* [SET PROBLEM] Output the first line of the listing and each line after it, up to and including the line that contains "const runoutCycles = 1e7;", exactly as written, minus the pictures.

-- START SUPPLIED INFORMATION --

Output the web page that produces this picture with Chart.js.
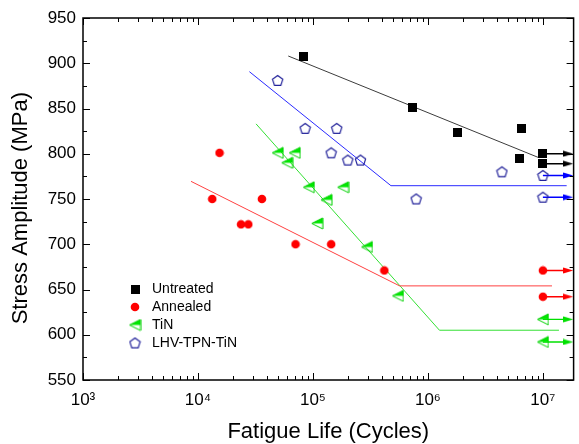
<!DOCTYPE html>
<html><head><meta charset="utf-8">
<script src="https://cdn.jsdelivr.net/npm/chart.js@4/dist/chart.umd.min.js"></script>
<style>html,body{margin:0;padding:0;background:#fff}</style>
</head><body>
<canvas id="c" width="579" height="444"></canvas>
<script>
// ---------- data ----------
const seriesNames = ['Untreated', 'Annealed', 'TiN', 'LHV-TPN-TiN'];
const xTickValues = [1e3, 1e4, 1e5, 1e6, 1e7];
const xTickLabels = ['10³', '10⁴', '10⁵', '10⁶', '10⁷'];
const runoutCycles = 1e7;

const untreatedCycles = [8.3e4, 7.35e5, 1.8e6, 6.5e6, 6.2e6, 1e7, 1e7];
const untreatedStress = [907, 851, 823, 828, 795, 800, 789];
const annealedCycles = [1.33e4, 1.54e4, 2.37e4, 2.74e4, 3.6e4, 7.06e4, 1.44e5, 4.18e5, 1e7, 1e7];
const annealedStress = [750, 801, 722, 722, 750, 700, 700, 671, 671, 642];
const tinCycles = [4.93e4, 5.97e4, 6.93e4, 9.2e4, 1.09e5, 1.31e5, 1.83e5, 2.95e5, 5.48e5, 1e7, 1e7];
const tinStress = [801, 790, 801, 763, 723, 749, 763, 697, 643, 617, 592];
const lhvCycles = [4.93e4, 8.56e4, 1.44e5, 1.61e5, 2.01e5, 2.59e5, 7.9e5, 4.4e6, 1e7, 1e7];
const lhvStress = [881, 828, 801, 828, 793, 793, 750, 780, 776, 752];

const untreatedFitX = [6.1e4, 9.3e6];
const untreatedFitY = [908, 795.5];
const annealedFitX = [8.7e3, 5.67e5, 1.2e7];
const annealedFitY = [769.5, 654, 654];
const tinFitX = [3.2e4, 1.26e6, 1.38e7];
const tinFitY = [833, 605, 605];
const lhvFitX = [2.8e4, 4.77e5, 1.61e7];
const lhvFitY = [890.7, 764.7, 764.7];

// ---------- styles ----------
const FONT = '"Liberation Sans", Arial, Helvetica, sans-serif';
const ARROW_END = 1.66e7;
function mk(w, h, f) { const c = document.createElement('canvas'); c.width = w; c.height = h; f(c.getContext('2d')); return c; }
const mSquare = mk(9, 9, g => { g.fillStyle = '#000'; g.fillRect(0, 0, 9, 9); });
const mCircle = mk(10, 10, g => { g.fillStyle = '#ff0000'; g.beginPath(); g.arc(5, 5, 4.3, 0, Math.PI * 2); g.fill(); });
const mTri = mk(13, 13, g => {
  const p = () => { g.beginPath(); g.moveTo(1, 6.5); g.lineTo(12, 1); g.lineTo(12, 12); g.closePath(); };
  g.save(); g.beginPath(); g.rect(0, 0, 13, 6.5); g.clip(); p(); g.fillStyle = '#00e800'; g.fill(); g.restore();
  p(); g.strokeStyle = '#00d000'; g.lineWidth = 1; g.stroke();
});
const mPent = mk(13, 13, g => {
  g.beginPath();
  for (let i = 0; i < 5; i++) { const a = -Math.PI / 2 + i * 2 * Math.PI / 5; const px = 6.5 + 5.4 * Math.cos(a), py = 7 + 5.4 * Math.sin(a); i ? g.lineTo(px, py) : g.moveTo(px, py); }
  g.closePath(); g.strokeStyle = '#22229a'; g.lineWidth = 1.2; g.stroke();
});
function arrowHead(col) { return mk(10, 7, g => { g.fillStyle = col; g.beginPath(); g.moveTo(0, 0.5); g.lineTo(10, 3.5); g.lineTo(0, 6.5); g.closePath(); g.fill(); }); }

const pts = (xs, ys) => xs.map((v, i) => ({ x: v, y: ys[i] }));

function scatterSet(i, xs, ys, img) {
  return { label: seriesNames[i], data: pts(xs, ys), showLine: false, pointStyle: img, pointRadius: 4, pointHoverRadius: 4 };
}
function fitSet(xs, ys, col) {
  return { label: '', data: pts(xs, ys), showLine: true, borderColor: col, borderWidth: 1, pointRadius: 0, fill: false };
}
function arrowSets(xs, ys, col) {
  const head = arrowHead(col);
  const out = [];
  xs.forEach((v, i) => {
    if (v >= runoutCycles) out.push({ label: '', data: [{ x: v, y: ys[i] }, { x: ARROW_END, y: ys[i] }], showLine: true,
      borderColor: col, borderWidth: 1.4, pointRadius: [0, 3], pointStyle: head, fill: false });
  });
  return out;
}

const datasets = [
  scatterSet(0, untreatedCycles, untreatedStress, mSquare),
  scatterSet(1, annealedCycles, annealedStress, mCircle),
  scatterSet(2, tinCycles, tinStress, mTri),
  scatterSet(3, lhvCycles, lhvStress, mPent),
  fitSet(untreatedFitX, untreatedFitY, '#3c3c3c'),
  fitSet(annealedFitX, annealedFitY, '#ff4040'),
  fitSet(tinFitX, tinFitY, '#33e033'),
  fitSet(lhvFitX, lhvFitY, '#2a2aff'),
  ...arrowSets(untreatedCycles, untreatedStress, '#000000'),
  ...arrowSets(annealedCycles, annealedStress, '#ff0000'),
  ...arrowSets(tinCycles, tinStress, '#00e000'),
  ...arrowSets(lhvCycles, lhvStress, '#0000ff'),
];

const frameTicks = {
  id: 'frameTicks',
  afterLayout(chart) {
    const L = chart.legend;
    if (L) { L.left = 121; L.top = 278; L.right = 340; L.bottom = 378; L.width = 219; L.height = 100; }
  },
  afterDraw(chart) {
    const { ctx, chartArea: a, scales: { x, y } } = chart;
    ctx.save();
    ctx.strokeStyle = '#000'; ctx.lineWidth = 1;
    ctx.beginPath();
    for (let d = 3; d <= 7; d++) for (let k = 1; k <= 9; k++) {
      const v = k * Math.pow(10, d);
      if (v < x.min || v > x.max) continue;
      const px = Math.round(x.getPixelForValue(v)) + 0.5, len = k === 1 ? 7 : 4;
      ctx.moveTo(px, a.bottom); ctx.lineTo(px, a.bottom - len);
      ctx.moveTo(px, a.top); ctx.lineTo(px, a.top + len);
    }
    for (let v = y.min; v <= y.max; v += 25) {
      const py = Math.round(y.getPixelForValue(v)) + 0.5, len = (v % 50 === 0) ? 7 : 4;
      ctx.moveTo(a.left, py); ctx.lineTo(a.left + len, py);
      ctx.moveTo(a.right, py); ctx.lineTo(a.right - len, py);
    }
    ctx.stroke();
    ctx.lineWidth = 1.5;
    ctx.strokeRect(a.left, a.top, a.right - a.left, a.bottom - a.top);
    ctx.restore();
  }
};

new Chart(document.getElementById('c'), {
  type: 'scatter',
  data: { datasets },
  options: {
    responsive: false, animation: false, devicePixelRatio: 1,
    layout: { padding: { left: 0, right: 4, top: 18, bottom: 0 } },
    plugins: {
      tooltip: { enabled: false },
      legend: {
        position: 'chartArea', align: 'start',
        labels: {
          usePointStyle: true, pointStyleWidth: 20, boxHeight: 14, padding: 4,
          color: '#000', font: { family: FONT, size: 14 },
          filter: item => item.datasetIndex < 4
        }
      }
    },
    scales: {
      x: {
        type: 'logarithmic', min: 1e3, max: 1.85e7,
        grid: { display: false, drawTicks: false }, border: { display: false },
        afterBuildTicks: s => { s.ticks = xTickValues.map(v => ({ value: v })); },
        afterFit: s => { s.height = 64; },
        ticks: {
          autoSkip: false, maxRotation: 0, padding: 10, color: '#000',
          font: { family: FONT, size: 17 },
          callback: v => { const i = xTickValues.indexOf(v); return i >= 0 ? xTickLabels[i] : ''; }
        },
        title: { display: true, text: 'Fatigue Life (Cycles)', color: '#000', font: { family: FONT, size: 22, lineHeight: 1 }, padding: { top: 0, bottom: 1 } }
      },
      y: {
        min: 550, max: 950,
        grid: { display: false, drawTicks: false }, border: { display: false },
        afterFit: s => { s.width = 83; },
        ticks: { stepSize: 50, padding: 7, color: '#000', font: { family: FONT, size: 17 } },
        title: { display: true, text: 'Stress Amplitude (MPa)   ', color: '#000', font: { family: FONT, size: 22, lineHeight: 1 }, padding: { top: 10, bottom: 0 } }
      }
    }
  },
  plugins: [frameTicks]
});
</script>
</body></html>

-- END SUPPLIED INFORMATION --

* [FINISHED EXERCISE]
Output the web page that produces this picture with Chart.js.
<!DOCTYPE html>
<html><head><meta charset="utf-8">
<script src="https://cdn.jsdelivr.net/npm/chart.js@4/dist/chart.umd.min.js"></script>
<style>html,body{margin:0;padding:0;background:#fff}</style>
</head><body>
<canvas id="c" width="579" height="444"></canvas>
<script>
// ---------- data ----------
const seriesNames = ['Untreated', 'Annealed', 'TiN', 'LHV-TPN-TiN'];
const xTickValues = [1e3, 1e4, 1e5, 1e6, 1e7];
const xTickLabels = ['10³', '10⁴', '10⁵', '10⁶', '10⁷'];
const runoutCycles = 1e7;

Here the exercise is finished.